**WORK TO COMPLETE**
All lines from the beginning of the listing through the line with "const height = 576" are to be copied word for word; the pictures are not.

Figure scripts
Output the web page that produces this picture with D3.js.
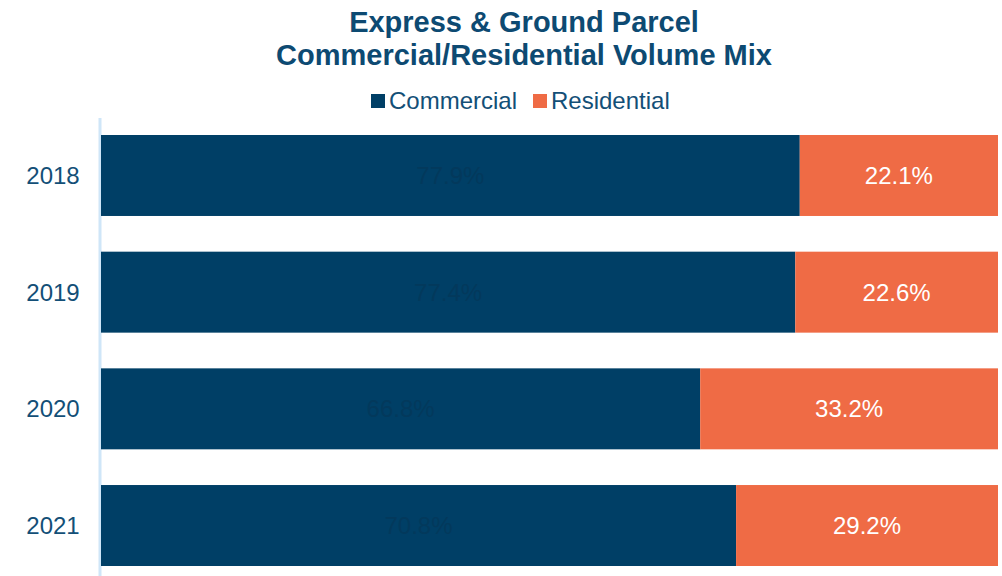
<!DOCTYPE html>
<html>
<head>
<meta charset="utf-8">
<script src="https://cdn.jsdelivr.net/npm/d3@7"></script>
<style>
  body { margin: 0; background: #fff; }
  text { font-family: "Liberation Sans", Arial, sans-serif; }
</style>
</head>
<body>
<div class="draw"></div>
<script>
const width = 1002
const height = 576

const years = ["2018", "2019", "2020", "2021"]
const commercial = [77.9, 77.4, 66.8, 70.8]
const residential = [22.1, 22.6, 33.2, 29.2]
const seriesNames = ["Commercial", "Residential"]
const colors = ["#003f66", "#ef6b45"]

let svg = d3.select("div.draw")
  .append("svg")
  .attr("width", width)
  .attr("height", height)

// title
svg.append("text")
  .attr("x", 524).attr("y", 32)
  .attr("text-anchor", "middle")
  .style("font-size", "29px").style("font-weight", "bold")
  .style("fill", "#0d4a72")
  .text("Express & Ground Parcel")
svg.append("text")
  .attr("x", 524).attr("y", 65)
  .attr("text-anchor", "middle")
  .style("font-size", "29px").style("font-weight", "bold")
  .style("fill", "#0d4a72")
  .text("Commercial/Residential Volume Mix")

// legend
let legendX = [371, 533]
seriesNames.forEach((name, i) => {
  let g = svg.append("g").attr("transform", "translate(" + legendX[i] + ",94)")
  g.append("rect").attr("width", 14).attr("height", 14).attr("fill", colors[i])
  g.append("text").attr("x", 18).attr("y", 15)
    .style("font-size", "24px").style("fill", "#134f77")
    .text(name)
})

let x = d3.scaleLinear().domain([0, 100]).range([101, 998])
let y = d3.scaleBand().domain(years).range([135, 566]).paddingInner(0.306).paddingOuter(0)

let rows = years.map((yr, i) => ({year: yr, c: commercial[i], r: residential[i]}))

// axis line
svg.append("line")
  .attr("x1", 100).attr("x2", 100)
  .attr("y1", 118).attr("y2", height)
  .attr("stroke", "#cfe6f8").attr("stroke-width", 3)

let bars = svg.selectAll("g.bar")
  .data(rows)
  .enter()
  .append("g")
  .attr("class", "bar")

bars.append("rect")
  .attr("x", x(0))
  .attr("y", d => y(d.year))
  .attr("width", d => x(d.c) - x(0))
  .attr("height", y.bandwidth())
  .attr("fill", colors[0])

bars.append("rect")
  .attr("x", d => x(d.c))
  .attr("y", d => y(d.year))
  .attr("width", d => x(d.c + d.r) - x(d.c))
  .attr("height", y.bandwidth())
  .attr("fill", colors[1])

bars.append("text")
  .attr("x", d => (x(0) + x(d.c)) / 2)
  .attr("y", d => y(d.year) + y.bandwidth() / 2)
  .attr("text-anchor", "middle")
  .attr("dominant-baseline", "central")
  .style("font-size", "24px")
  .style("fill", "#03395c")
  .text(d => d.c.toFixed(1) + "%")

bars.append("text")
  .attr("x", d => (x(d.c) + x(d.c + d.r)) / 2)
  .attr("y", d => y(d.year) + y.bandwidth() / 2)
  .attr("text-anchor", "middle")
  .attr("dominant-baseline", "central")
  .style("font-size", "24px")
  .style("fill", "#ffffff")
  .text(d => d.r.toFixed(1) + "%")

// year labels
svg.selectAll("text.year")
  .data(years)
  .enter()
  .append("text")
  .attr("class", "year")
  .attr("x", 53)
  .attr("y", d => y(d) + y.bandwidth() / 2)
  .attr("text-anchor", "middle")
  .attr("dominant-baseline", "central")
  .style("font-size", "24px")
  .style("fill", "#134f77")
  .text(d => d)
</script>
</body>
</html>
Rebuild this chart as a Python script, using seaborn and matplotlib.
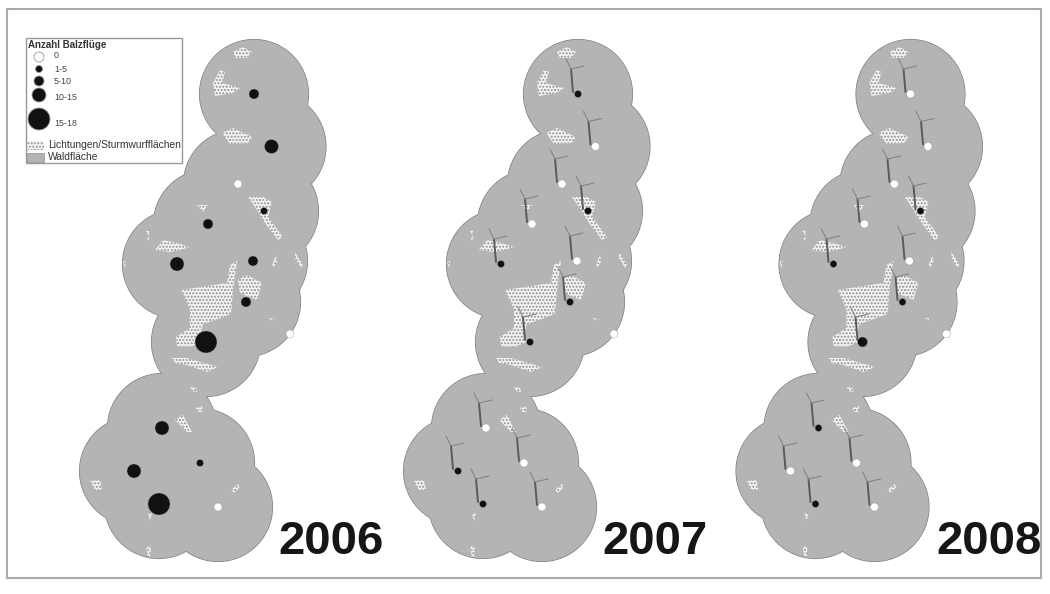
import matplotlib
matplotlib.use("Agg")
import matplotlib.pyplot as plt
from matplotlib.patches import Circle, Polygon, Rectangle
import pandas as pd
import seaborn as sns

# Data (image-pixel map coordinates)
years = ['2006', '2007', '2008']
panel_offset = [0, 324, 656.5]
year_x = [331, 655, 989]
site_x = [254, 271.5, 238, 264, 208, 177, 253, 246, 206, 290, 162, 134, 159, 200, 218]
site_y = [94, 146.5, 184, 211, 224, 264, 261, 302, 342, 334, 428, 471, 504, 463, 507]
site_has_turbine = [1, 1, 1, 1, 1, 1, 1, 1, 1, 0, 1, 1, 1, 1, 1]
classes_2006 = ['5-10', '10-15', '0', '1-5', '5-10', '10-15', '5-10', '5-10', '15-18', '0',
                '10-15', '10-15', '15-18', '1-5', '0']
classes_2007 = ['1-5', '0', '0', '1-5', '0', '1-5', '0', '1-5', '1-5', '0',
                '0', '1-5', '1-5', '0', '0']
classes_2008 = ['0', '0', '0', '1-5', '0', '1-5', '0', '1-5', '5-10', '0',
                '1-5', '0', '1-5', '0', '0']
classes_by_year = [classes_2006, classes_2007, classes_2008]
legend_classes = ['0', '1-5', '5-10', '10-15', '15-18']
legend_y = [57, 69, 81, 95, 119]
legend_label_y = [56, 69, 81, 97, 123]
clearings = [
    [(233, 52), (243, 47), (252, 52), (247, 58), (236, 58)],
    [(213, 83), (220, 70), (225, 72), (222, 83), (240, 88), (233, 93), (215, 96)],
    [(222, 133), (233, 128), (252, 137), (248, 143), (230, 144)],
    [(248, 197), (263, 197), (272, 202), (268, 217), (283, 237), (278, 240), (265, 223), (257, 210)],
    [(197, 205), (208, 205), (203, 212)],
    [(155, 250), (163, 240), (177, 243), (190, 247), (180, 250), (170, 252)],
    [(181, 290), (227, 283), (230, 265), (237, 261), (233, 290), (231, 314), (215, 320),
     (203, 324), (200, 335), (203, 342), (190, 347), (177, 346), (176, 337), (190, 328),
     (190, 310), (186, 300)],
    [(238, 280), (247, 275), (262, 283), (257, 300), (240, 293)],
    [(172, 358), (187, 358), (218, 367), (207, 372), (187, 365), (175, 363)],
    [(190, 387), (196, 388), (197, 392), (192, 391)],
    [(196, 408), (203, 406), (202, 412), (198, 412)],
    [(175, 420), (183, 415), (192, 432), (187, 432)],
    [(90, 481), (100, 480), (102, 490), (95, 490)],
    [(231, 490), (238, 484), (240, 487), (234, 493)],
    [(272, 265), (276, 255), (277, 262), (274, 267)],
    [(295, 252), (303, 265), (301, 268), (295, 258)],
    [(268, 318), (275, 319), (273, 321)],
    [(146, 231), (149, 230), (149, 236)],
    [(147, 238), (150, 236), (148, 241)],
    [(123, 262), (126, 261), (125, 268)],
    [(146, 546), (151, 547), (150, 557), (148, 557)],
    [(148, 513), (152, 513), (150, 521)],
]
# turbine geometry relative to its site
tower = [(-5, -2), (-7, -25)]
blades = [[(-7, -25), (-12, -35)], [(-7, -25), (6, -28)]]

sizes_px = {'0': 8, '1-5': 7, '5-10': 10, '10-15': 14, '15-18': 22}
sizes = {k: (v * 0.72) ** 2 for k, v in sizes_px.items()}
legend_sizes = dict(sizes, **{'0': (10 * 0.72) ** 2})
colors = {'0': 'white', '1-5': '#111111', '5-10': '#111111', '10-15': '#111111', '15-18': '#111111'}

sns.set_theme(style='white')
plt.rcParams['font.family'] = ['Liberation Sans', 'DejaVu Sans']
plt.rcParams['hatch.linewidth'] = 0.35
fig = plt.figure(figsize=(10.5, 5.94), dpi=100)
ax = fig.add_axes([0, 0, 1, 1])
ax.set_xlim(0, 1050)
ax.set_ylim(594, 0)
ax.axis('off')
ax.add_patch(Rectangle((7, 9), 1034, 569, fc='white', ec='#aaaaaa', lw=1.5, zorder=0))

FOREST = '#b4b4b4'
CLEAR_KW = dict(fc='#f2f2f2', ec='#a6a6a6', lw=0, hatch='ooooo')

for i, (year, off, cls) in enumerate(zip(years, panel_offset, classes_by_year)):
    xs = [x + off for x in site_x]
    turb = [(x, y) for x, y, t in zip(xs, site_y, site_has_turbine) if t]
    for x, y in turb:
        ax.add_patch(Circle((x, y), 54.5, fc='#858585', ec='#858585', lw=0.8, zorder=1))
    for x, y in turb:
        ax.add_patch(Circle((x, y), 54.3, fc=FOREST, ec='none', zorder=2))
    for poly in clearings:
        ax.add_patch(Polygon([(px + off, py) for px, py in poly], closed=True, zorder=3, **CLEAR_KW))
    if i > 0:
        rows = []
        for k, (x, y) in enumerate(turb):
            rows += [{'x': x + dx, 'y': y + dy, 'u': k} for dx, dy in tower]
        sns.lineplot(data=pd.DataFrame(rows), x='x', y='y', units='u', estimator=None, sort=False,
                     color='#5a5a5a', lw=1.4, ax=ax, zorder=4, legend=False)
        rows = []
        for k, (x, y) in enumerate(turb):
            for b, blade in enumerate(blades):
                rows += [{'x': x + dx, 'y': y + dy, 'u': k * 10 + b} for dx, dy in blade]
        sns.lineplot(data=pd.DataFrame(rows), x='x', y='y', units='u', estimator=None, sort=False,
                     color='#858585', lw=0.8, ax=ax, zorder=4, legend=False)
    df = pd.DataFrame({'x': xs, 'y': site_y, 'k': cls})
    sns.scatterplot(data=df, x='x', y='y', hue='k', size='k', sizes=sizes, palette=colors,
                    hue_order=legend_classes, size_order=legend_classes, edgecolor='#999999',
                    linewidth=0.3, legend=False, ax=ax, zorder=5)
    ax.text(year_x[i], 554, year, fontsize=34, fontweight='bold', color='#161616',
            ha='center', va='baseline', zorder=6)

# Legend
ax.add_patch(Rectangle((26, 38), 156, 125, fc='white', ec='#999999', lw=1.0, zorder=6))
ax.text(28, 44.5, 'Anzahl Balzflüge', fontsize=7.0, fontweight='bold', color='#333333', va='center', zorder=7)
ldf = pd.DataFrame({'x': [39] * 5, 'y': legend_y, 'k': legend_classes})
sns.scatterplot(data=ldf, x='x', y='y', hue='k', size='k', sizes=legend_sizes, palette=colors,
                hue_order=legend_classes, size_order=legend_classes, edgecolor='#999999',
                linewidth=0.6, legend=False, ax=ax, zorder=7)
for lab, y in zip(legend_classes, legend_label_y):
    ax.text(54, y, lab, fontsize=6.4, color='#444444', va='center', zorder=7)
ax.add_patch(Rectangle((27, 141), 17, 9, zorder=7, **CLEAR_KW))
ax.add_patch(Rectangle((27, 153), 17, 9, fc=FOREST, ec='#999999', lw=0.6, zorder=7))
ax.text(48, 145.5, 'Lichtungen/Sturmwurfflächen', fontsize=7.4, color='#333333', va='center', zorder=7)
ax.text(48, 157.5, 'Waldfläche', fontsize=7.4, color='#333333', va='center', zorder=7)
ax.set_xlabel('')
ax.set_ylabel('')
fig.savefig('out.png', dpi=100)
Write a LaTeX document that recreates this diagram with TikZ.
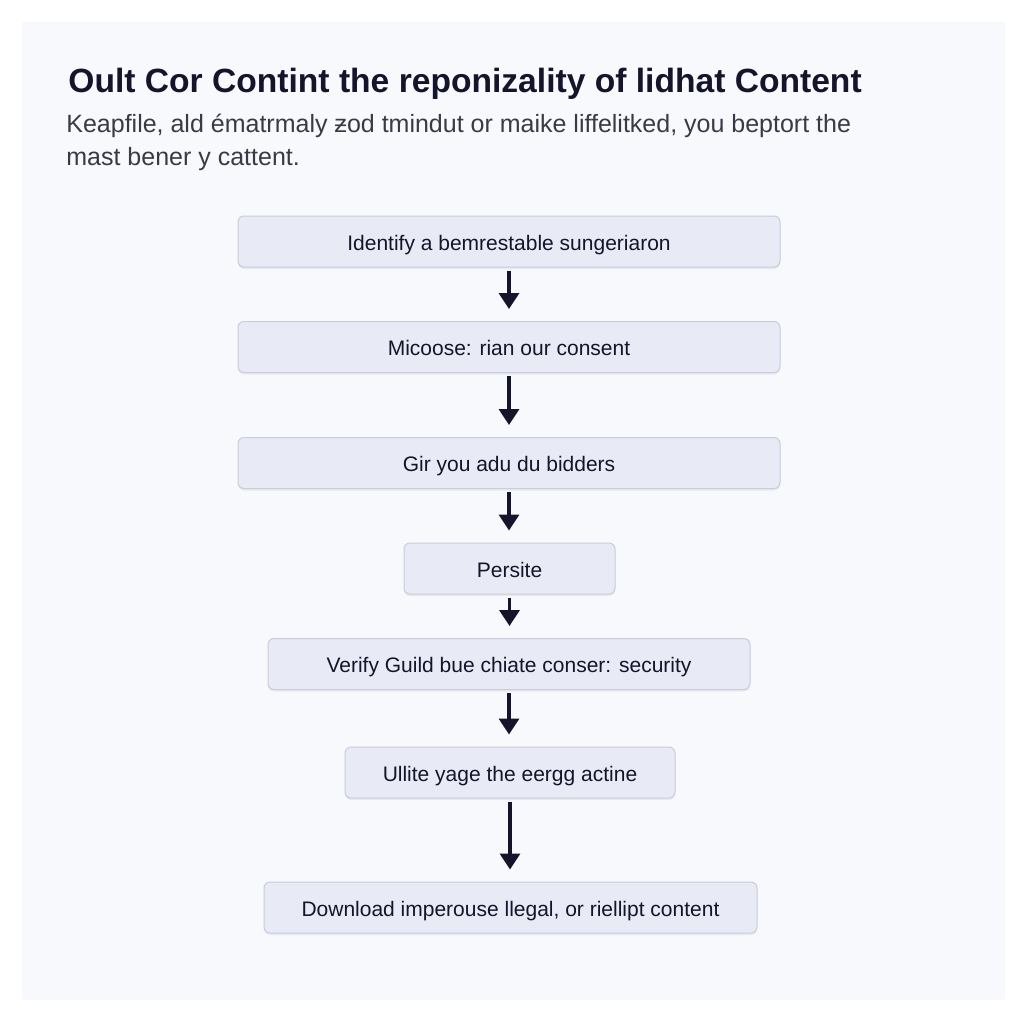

**THE RESULT**
Output the web page that produces this picture with D3.js.
<!DOCTYPE html>
<html>
<head>
<meta charset="utf-8">
<script src="https://cdn.jsdelivr.net/npm/d3@7"></script>
<style>
  body { margin: 0; background: #fff; }
  text { font-family: "Liberation Sans", Arial, sans-serif; }
</style>
</head>
<body>
<div class="draw"></div>
<script>
const width = 1002
const height = 576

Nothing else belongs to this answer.